## PROBLEM REQUIREMENTS
Below is a block of records. Copy every line in it that contains the word "with".

## START EXTRACTED ENTRIES

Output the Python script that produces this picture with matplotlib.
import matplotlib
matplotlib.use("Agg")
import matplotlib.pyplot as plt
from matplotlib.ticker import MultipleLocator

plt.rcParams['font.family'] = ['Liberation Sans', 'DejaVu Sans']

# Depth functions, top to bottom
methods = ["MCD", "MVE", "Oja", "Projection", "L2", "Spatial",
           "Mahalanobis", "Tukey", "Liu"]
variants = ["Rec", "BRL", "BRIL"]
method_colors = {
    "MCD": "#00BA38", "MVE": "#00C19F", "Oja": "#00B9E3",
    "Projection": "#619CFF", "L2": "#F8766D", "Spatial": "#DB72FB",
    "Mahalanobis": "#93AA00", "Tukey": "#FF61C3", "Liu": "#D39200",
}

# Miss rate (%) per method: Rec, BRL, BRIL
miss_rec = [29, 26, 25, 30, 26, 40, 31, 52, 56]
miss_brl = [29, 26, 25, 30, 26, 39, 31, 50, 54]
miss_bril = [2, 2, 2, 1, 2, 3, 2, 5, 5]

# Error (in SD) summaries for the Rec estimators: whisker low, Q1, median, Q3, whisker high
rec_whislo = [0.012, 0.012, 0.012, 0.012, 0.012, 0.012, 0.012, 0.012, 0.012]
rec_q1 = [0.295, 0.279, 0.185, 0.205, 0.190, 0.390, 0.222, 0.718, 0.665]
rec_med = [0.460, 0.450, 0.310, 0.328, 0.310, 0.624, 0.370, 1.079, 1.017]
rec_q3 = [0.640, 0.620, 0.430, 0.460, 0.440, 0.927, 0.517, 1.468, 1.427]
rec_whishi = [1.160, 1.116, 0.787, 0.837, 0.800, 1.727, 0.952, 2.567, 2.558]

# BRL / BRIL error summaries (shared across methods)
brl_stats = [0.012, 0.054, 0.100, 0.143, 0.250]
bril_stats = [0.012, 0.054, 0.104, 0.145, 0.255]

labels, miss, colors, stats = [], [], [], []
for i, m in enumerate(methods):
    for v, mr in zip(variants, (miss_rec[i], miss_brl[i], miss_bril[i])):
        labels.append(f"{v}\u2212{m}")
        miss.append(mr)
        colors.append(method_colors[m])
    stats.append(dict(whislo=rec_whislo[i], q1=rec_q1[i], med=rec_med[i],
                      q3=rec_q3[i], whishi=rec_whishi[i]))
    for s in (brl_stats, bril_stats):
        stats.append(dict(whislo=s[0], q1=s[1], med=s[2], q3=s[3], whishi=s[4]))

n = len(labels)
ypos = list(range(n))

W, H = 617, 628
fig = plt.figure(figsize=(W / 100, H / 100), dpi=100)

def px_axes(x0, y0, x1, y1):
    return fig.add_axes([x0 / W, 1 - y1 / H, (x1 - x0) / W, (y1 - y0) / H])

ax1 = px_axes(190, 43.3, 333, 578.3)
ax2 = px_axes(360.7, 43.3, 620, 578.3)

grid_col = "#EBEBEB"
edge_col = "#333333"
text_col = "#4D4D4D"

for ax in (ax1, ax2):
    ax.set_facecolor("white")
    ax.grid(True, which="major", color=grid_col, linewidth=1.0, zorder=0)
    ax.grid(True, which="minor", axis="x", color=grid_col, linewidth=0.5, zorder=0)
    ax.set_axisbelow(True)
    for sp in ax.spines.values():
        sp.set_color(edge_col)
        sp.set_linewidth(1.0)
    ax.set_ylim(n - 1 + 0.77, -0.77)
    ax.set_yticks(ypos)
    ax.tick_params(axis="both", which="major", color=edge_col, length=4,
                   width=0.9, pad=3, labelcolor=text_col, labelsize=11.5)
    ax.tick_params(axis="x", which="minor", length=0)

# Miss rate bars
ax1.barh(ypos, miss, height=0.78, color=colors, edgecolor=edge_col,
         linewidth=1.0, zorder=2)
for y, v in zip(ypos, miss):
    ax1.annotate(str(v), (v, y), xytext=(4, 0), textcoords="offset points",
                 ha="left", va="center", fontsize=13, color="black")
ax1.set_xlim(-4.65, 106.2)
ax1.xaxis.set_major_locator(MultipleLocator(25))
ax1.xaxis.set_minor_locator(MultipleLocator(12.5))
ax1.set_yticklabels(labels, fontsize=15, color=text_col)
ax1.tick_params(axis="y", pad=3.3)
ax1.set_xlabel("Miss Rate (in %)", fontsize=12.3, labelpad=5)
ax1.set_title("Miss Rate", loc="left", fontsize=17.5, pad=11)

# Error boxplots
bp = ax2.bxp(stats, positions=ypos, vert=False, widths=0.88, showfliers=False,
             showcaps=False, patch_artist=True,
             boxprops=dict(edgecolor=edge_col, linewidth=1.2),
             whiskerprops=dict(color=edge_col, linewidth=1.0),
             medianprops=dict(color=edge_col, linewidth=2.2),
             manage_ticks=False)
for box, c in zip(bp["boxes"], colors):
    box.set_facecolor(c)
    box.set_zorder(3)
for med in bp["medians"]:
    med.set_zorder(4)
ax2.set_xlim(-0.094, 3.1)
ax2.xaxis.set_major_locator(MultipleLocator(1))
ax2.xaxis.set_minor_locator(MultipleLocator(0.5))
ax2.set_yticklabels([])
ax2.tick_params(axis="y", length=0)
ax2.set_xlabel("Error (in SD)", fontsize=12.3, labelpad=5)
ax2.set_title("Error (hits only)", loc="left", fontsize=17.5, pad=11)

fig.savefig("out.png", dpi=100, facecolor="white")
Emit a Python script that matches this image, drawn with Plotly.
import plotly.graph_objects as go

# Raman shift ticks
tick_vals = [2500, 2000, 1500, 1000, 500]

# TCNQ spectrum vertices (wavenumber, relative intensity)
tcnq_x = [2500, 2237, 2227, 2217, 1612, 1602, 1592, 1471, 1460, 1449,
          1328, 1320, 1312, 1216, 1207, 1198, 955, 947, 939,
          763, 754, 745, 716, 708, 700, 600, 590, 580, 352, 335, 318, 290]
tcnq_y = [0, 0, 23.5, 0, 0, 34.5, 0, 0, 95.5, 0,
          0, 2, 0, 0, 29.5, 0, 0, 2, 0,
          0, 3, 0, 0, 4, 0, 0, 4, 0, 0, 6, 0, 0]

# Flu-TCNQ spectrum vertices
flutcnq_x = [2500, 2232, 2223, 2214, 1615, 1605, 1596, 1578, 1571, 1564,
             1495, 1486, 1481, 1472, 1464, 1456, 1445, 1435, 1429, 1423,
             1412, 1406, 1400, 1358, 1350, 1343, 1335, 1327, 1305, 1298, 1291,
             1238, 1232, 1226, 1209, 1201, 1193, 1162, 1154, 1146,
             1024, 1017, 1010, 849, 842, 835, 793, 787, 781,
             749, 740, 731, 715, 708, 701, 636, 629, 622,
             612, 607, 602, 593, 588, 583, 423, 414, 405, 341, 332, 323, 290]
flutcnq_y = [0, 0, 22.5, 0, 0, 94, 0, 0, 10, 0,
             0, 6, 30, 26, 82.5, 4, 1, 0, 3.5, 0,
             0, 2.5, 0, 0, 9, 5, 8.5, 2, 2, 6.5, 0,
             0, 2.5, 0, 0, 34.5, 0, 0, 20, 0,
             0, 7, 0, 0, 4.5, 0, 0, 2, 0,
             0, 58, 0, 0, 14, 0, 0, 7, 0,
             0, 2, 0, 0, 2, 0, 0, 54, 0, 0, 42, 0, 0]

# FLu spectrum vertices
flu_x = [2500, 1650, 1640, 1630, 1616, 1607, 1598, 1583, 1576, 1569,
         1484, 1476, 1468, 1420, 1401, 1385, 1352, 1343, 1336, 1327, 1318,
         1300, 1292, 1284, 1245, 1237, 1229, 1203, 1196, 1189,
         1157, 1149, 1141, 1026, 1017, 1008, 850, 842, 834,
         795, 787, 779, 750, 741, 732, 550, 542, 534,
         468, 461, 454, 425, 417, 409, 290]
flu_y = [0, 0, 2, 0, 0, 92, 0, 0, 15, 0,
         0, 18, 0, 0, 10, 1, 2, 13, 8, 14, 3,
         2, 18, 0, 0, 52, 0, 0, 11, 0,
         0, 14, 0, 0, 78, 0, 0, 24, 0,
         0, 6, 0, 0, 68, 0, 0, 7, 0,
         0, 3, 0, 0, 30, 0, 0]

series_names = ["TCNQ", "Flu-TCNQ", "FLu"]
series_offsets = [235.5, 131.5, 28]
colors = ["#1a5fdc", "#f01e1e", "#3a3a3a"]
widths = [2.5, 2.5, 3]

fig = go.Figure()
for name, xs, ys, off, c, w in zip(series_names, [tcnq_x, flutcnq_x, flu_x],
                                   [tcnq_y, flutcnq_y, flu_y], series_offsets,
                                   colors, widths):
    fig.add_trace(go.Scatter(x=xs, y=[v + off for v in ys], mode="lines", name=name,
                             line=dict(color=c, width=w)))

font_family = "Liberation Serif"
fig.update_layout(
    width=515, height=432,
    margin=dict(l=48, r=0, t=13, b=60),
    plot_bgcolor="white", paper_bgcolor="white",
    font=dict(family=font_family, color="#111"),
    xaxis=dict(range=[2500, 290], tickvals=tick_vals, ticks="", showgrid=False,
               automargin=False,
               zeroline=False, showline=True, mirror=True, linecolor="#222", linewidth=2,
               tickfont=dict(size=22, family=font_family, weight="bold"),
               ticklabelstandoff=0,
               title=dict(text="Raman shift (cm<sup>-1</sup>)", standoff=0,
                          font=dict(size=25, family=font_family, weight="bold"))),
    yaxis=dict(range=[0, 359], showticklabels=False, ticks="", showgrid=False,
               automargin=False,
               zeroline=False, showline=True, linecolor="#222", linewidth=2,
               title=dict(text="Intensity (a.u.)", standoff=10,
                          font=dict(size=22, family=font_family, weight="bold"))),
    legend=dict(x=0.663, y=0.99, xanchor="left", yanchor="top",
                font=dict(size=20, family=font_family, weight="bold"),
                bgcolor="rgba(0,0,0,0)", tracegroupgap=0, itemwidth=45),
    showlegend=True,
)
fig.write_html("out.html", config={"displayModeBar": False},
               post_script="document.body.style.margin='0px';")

## END EXTRACTED ENTRIES
## START EXTRACTED ENTRIES

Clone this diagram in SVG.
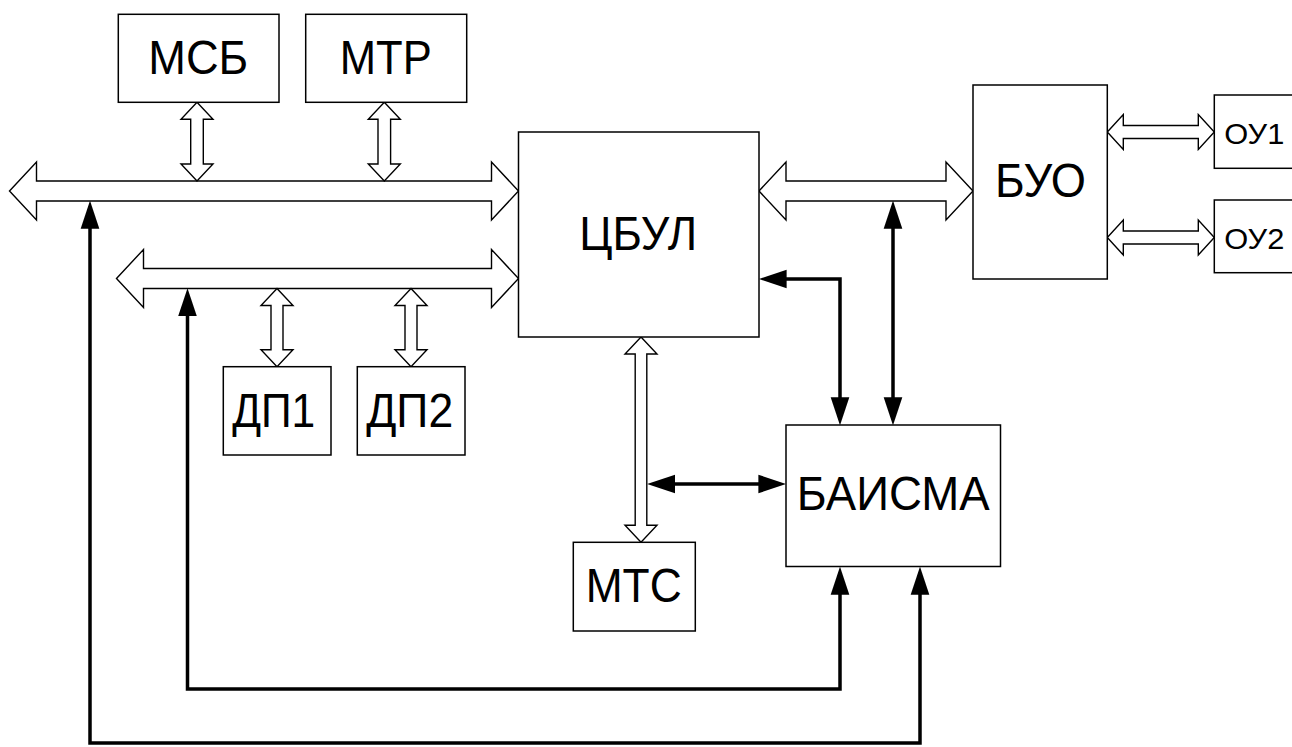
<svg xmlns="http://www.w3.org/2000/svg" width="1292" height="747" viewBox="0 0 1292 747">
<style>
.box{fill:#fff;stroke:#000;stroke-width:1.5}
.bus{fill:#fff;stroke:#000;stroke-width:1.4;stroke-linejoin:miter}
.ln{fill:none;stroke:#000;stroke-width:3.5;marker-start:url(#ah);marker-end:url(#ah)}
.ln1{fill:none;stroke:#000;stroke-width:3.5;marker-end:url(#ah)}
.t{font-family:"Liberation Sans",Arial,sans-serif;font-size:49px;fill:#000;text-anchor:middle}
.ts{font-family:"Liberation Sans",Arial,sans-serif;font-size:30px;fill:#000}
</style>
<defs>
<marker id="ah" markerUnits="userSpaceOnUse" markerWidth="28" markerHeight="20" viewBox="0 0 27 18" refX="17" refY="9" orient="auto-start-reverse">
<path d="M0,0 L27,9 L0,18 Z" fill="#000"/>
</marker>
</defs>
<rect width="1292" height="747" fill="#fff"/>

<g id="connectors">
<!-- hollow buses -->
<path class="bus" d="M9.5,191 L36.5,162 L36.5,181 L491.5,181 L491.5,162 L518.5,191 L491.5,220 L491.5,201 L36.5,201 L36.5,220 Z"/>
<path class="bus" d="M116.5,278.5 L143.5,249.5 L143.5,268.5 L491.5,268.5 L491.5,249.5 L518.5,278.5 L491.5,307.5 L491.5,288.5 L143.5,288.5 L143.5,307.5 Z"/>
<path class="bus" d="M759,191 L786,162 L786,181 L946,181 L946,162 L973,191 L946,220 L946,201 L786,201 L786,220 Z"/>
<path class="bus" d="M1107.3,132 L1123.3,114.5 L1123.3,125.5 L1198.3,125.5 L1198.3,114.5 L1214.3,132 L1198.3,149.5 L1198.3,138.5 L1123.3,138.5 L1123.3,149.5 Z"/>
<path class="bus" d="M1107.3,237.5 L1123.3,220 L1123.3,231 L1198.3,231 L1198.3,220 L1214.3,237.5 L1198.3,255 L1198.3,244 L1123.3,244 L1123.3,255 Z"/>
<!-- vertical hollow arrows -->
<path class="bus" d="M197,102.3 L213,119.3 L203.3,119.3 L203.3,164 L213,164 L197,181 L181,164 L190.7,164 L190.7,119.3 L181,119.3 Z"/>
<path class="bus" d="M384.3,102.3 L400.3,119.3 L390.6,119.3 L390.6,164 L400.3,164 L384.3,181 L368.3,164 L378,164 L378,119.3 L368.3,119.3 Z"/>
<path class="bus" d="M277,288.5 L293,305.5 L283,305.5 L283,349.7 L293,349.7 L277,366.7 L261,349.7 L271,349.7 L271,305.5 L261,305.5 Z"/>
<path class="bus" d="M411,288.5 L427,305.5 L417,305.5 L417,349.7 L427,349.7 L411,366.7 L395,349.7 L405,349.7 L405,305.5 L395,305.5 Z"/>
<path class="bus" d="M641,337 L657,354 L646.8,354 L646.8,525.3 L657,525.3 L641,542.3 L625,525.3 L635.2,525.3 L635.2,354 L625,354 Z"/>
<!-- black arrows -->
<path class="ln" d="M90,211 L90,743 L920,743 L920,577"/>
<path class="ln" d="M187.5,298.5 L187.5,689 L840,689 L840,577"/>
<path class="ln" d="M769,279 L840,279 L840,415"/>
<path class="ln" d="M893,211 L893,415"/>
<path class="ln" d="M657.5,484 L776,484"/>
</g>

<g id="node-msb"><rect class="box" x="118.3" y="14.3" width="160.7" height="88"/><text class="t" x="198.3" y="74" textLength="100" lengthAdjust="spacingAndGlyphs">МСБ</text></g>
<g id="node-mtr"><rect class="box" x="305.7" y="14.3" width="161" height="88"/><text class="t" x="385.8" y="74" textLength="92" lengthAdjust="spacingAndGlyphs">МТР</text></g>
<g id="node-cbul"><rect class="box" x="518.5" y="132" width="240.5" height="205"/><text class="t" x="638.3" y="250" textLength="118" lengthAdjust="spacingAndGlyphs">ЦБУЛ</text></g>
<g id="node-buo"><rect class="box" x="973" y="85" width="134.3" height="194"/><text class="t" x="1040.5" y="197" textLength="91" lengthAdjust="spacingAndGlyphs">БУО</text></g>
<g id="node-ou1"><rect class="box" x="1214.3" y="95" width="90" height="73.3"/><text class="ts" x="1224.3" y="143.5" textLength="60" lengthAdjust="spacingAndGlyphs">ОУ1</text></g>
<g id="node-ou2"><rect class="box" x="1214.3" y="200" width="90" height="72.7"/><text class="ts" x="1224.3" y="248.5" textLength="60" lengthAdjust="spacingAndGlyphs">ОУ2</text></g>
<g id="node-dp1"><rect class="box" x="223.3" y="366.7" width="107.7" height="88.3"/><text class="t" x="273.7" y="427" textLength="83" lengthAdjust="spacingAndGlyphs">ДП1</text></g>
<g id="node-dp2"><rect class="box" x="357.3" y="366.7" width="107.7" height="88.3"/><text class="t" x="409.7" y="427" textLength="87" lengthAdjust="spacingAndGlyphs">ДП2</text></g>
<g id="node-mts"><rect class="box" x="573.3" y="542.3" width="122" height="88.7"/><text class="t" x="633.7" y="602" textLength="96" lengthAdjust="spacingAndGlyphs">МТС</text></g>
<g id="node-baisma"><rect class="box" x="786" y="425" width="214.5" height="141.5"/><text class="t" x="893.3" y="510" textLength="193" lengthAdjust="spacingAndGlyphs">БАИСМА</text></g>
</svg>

## END EXTRACTED ENTRIES

## REPLY
Output the Python script that produces this picture with matplotlib.
Emit a Python script that matches this image, drawn with Plotly.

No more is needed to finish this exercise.